Understanding Thermal Conductivity

Thermal conductivity is a material property that quantifies the ability of a substance to conduct heat. It is measured in watts per meter-kelvin (W/mK) and represents the rate at which heat is transferred through a material when a temperature gradient is present. Materials with high thermal conductivity allow heat to flow easily, while materials with low thermal conductivity act as thermal insulators.

Aluminum is a popular choice for PCB substrates and layers due to its excellent thermal conductivity. Pure aluminum has a thermal conductivity of approximately 237 W/mK at room temperature, making it an effective heat dissipator.
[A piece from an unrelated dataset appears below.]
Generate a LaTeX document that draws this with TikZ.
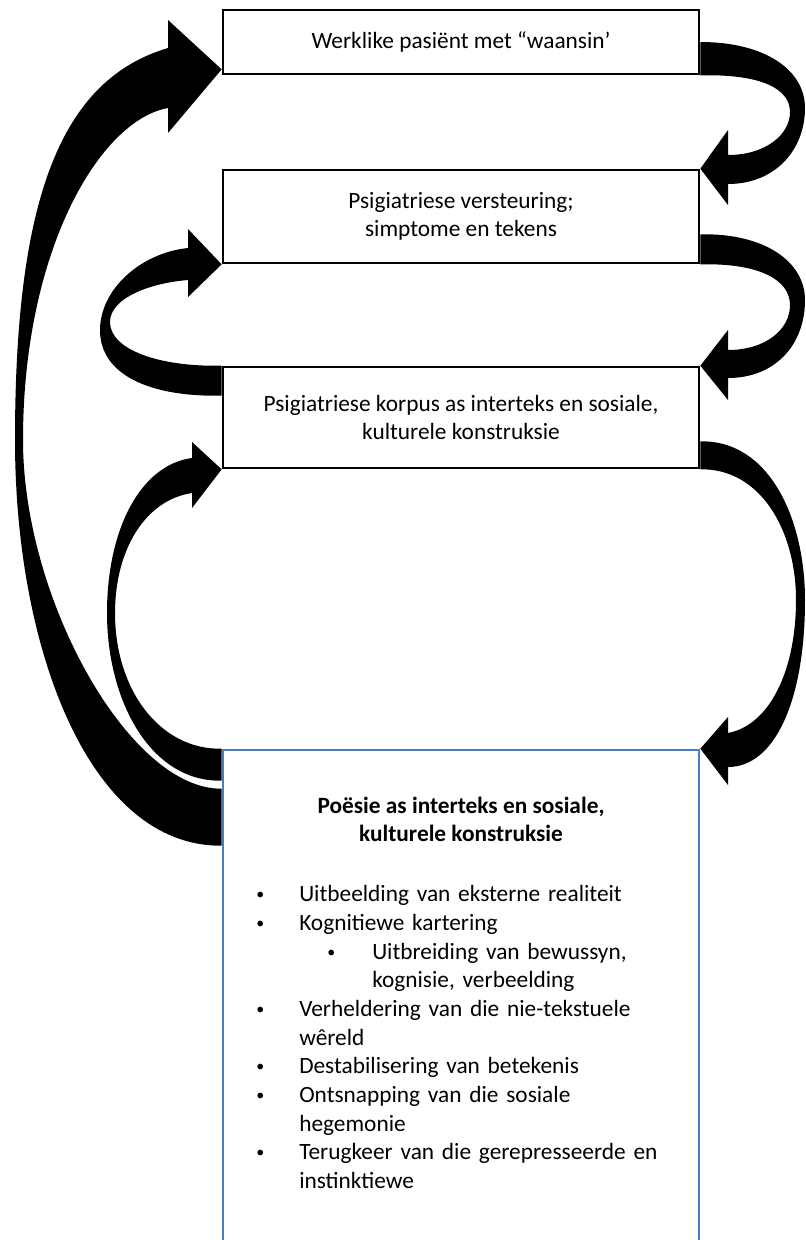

However, the actual thermal conductivity of aluminum in PCBs can vary depending on several factors.

Factors Affecting PCB Aluminum Thermal Conductivity

1. Aluminum Alloy Composition

One of the primary factors influencing the thermal conductivity of aluminum in PCBs is the specific alloy composition. Aluminum alloys are created by combining pure aluminum with other elements to enhance desired properties such as strength, formability, and corrosion resistance. However, the addition of alloying elements can also impact the thermal conductivity of the resulting alloy.

Common aluminum alloys used in PCBs include:

Alloy	Composition	Thermal Conductivity (W/mK)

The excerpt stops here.